(Recorded data)
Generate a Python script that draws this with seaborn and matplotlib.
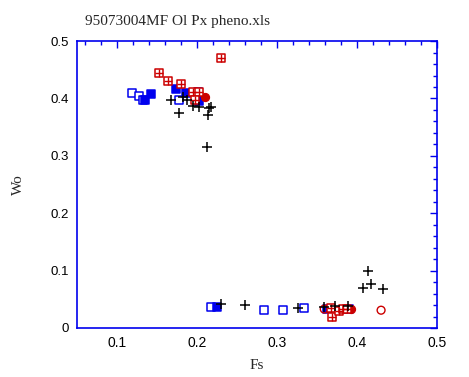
import numpy as np
import pandas as pd
import matplotlib
matplotlib.use('Agg')
import matplotlib.pyplot as plt
from matplotlib.ticker import MultipleLocator
import seaborn as sns

sns.set_style('white')
plt.rcParams['font.family'] = ['Liberation Serif', 'DejaVu Serif']
plt.rc('font', size=11)

# blue open squares
opx_fs = [0.119, 0.128, 0.132, 0.178, 0.217, 0.284, 0.308, 0.334]
opx_wo = [0.409, 0.404, 0.398, 0.397, 0.037, 0.032, 0.031, 0.035]
# blue filled squares
cpx_fs = [0.143, 0.135, 0.174, 0.186, 0.201, 0.202, 0.225, 0.362, 0.390]
cpx_wo = [0.408, 0.397, 0.416, 0.409, 0.412, 0.395, 0.037, 0.033, 0.033]
# red boxed crosses
ph_fs = [0.230, 0.153, 0.164, 0.180, 0.195, 0.203, 0.197, 0.367, 0.369, 0.377, 0.383, 0.387]
ph_wo = [0.470, 0.445, 0.431, 0.426, 0.411, 0.412, 0.398, 0.034, 0.020, 0.030, 0.033, 0.033]
# red open circles
oc_fs = [0.359, 0.430]
oc_wo = [0.033, 0.031]
# red filled circles
fc_fs = [0.210, 0.393]
fc_wo = [0.402, 0.033]
# black plus
pl_fs = [0.182, 0.168, 0.178, 0.188, 0.195, 0.202, 0.215, 0.218, 0.214, 0.212,
         0.230, 0.260, 0.326, 0.359, 0.373, 0.389, 0.414, 0.408, 0.418, 0.433]
pl_wo = [0.402, 0.397, 0.374, 0.397, 0.387, 0.385, 0.383, 0.386, 0.372, 0.315,
         0.041, 0.040, 0.034, 0.037, 0.038, 0.038, 0.099, 0.069, 0.077, 0.068]

def frame(fs, wo):
    return pd.DataFrame({'Fs': fs, 'Wo': wo})

fig = plt.figure(figsize=(4.69, 3.77), dpi=100)
ax = fig.add_axes([0.164, 0.130, 0.768, 0.761])

blue = '#0000ee'
red = '#cc0000'

sns.scatterplot(data=frame(opx_fs, opx_wo), x='Fs', y='Wo', marker='s', s=34,
                facecolor='white', edgecolor=blue, linewidth=1.1, ax=ax, zorder=3)
sns.scatterplot(data=frame(cpx_fs, cpx_wo), x='Fs', y='Wo', marker='s', s=34,
                color=blue, edgecolor=blue, linewidth=1.1, ax=ax, zorder=3)
sns.scatterplot(data=frame(oc_fs, oc_wo), x='Fs', y='Wo', marker='o', s=32,
                facecolor='none', edgecolor=red, linewidth=1.0, ax=ax, zorder=4)
sns.scatterplot(data=frame(fc_fs, fc_wo), x='Fs', y='Wo', marker='o', s=32,
                color=red, edgecolor=red, linewidth=1.0, ax=ax, zorder=4)
sns.scatterplot(data=frame(ph_fs, ph_wo), x='Fs', y='Wo', marker='s', s=38,
                facecolor='white', edgecolor=red, linewidth=1.1, ax=ax, zorder=5)
sns.scatterplot(data=frame(ph_fs, ph_wo), x='Fs', y='Wo', marker='+', s=38,
                color=red, linewidth=1.0, ax=ax, zorder=6)
sns.scatterplot(data=frame(pl_fs, pl_wo), x='Fs', y='Wo', marker='+', s=50,
                color='black', linewidth=1.1, ax=ax, zorder=7)

ax.set_xlim(0.05, 0.5)
ax.set_ylim(0, 0.5)
ax.xaxis.set_minor_locator(MultipleLocator(0.02))
ax.yaxis.set_minor_locator(MultipleLocator(0.02))
ax.set_xticks([0.1, 0.2, 0.3, 0.4, 0.5])
ax.set_xticklabels(['0.1', '0.2', '0.3', '0.4', '0.5'], family='Liberation Sans', fontsize=10)
ax.set_yticks([0, 0.1, 0.2, 0.3, 0.4, 0.5])
ax.set_yticklabels(['0', '0.1', '0.2', '0.3', '0.4', '0.5'], family='Liberation Sans', fontsize=9.5)
ax.tick_params(which='both', direction='in', top=True, right=True, color=blue,
               labelcolor='black')
ax.tick_params(which='major', length=5, width=1, pad=6)
ax.tick_params(which='minor', length=3, width=1)
for sp in ax.spines.values():
    sp.set_color(blue)
    sp.set_linewidth(1.2)

ax.set_xlabel('Fs', fontsize=11, labelpad=6)
ax.set_ylabel('Wo', fontsize=11, labelpad=18)
fig.text(0.181, 0.942, '95073004MF Ol Px pheno.xls', fontsize=11, ha='left', va='center')

fig.savefig('out.png', dpi=100)
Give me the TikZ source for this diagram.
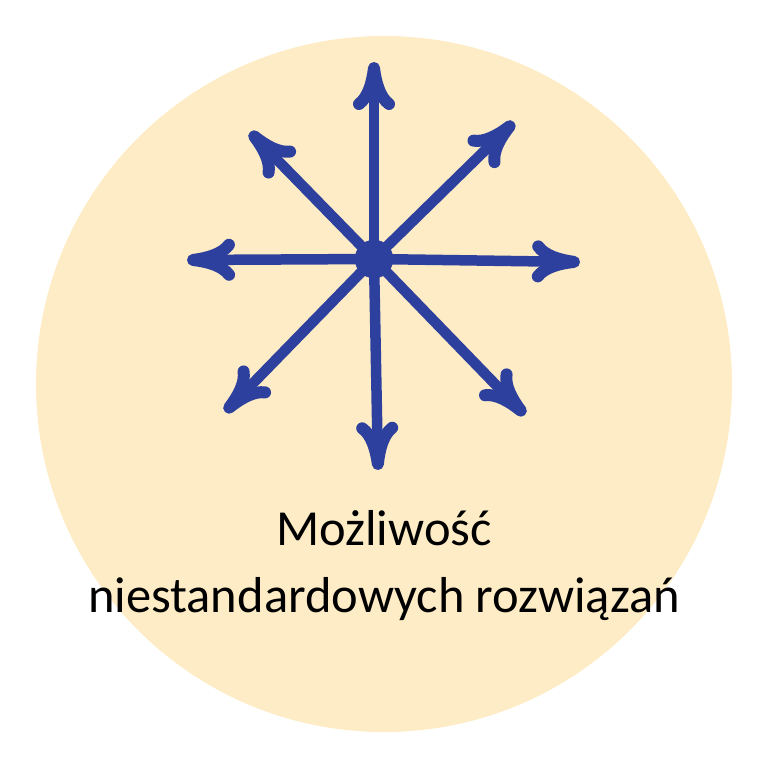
\documentclass[tikz,border=0pt]{standalone}
\usepackage{fontspec}
\setmainfont{Carlito}
\usepackage{tikz}
\usetikzlibrary{arrows.meta}
\definecolor{paleyellow}{RGB}{254,236,198}
\definecolor{rayblue}{RGB}{46,64,158}

\tikzset{
  ray/.style={rayblue, line width=10.5pt, line cap=round,
    -{Computer Modern Rightarrow[length=48pt, width=42pt, line width=12pt, round]}},
  caption/.style={anchor=base, font=\fontsize{50.5}{60}\selectfont}
}

\begin{document}
\begin{tikzpicture}[x=1pt,y=-1pt]
       \useasboundingbox (0,0) rectangle (768,768);
       \fill[paleyellow] (384,384) circle (348);

       \filldraw[rayblue] (374,259) circle (19) node (hub) {};
       \coordinate (n)  at (374,62);
       \coordinate (ne) at (514,122);
       \coordinate (e)  at (580,262);
       \coordinate (se) at (525,415);
       \coordinate (s)  at (378,470);
       \coordinate (sw) at (225,412);
       \coordinate (w)  at (187,260);
       \coordinate (nw) at (250,132);

       \foreach \tip in {n,ne,e,se,s,sw,w,nw}
         \draw[ray] (hub.center) -- (\tip);

       \node[caption] (line1) at (384,545) {Możliwość};
       \node[caption] (line2) at (384,612) {niestandardowych rozwiązań};
\end{tikzpicture}
\end{document}
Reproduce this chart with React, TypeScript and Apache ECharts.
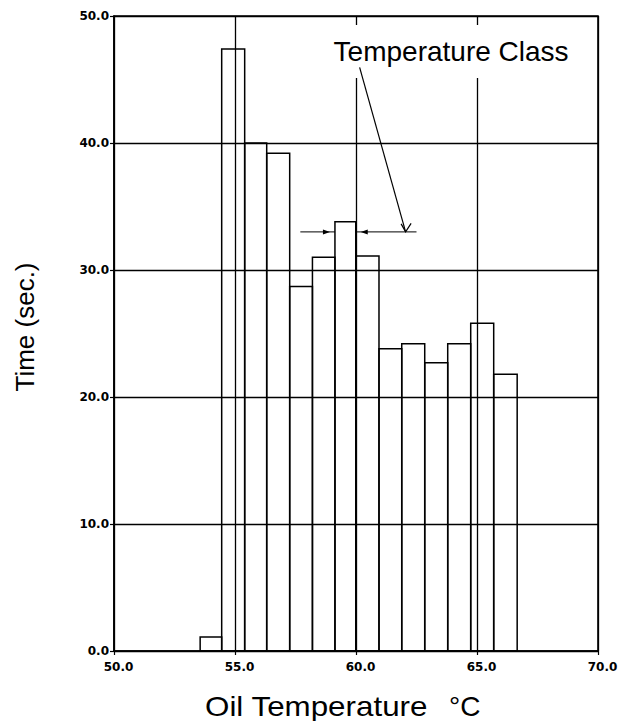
import React, { useEffect, useRef } from "react";
import * as echarts from "echarts";

// Class edges (°C) and times (sec.)
const classEdges = [53.56, 54.45, 55.4, 56.31, 57.26, 58.2, 59.13, 59.99, 60.95, 61.89, 62.84, 63.79, 64.74, 65.69, 66.66];
const times = [1.1, 47.4, 40.0, 39.2, 28.7, 31.0, 33.8, 31.1, 23.8, 24.2, 22.7, 24.2, 25.8, 21.8];
const xTicks = [50, 55, 60, 65, 70];
const yTicks = [0, 10, 20, 30, 40, 50];

const FONT = "'Liberation Sans', Arial, sans-serif";
const TICKFONT = "'DejaVu Sans', sans-serif";

export default function App() {
  const ref = useRef<HTMLDivElement>(null);
  useEffect(() => {
    const chart = echarts.init(ref.current!, null, { renderer: "svg" });
    const barData = times.map((t, i) => [classEdges[i], classEdges[i + 1], t]);
    chart.setOption({
      animation: false,
      backgroundColor: "#fff",
      grid: { left: 114, right: 23, top: 16, bottom: 70, show: true, borderColor: "#000", borderWidth: 1.6, backgroundColor: "transparent" },
      xAxis: {
        type: "value",
        min: xTicks[0],
        max: xTicks[xTicks.length - 1],
        interval: 5,
        axisLine: { show: true, lineStyle: { color: "#000", width: 1.6 } },
        axisTick: { show: true, length: 4, lineStyle: { color: "#000", width: 1.2 } },
        splitLine: { show: true, lineStyle: { color: "#000", width: 1.3 } },
        axisLabel: { formatter: (v: number) => v.toFixed(1), color: "#000", fontFamily: TICKFONT, fontWeight: "bold", fontSize: 12, margin: 10, padding: [0, 0, 0, 9] },
      },
      yAxis: {
        type: "value",
        min: yTicks[0],
        max: yTicks[yTicks.length - 1],
        interval: 10,
        axisLine: { show: true, lineStyle: { color: "#000", width: 1.6 } },
        axisTick: { show: true, length: 4, lineStyle: { color: "#000", width: 1.2 } },
        splitLine: { show: true, lineStyle: { color: "#000", width: 1.3 } },
        axisLabel: { formatter: (v: number) => v.toFixed(1), color: "#000", fontFamily: TICKFONT, fontWeight: "bold", fontSize: 12, margin: 5 },
      },
      series: [
        {
          type: "custom",
          data: barData,
          encode: { x: [0, 1], y: 2 },
          renderItem: (params: any, api: any) => {
            const p0 = api.coord([api.value(0), api.value(2)]);
            const p1 = api.coord([api.value(1), 0]);
            return {
              type: "rect",
              shape: { x: p0[0], y: p0[1], width: p1[0] - p0[0], height: p1[1] - p0[1] },
              style: { fill: "none", stroke: "#000", lineWidth: 1.5 },
            };
          },
        },
      ],
    });

    const P = (x: number, y: number) => chart.convertToPixel({ gridIndex: 0 }, [x, y]) as number[];
    // annotation (class-width dimension for the 59.13–59.99 class)
    const dimY = 33.0;
    const leftA = P(57.7, dimY);
    const barL = P(classEdges[6], dimY);
    const barR = P(classEdges[7], dimY);
    const rightA = P(62.5, dimY);
    const leaderStart = P(60.15, 45.96);
    const leaderEnd = P(62.05, 33.0);
    const txt = P(58.95, 47.2);
    const ah = 7;
    chart.setOption({
      graphic: [
        {
          type: "text", x: txt[0], y: txt[1], z: 10,
          style: { text: "Temperature Class", font: `28px ${FONT}`, fill: "#000", align: "left", verticalAlign: "middle", backgroundColor: "#fff", padding: [8, 3, 17, 3] },
        },
        { type: "line", z: 20, shape: { x1: leftA[0], y1: leftA[1], x2: barL[0], y2: barL[1] }, style: { stroke: "#000", lineWidth: 1 } },
        { type: "polygon", z: 20, shape: { points: [[barL[0] - 5, barL[1]], [barL[0] - 5 - ah, barL[1] - 2.5], [barL[0] - 5 - ah, barL[1] + 2.5]] }, style: { fill: "#000" } },
        { type: "line", z: 20, shape: { x1: barR[0], y1: barR[1], x2: rightA[0], y2: rightA[1] }, style: { stroke: "#000", lineWidth: 1 } },
        { type: "polygon", z: 20, shape: { points: [[barR[0] + 5, barR[1]], [barR[0] + 5 + ah, barR[1] - 2.5], [barR[0] + 5 + ah, barR[1] + 2.5]] }, style: { fill: "#000" } },
        { type: "line", z: 20, shape: { x1: leaderStart[0], y1: leaderStart[1], x2: leaderEnd[0], y2: leaderEnd[1] }, style: { stroke: "#000", lineWidth: 1.2 } },
        { type: "polyline", z: 20, shape: { points: [[leaderEnd[0] - 4.5, leaderEnd[1] - 8], [leaderEnd[0], leaderEnd[1]], [leaderEnd[0] + 5.5, leaderEnd[1] - 8.5]] }, style: { stroke: "#000", lineWidth: 1.2, fill: "none" } },
        {
          type: "text", x: 25, y: 327, rotation: Math.PI / 2,
          style: { text: "Time (sec.)", font: `26px ${FONT}`, fill: "#000", align: "center", verticalAlign: "middle" },
        },
        {
          type: "text", x: 205, y: 706, scaleX: 1.12,
          style: { text: "Oil Temperature", font: `28px ${FONT}`, fill: "#000", align: "left", verticalAlign: "middle" },
        },
        {
          type: "text", x: 449, y: 706,
          style: { text: "°C", font: `28px ${FONT}`, fill: "#000", align: "left", verticalAlign: "middle" },
        },
      ],
    });
    return () => chart.dispose();
  }, []);
  return <div ref={ref} style={{ position: "fixed", left: 0, top: 0, width: 621, height: 721 }} />;
}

## Direction
List the lines of the material in which the word "with" occurs.

## Problem solution
Generate a Python script that draws this with seaborn and matplotlib.
Reproduce this chart with React, TypeScript and Apache ECharts.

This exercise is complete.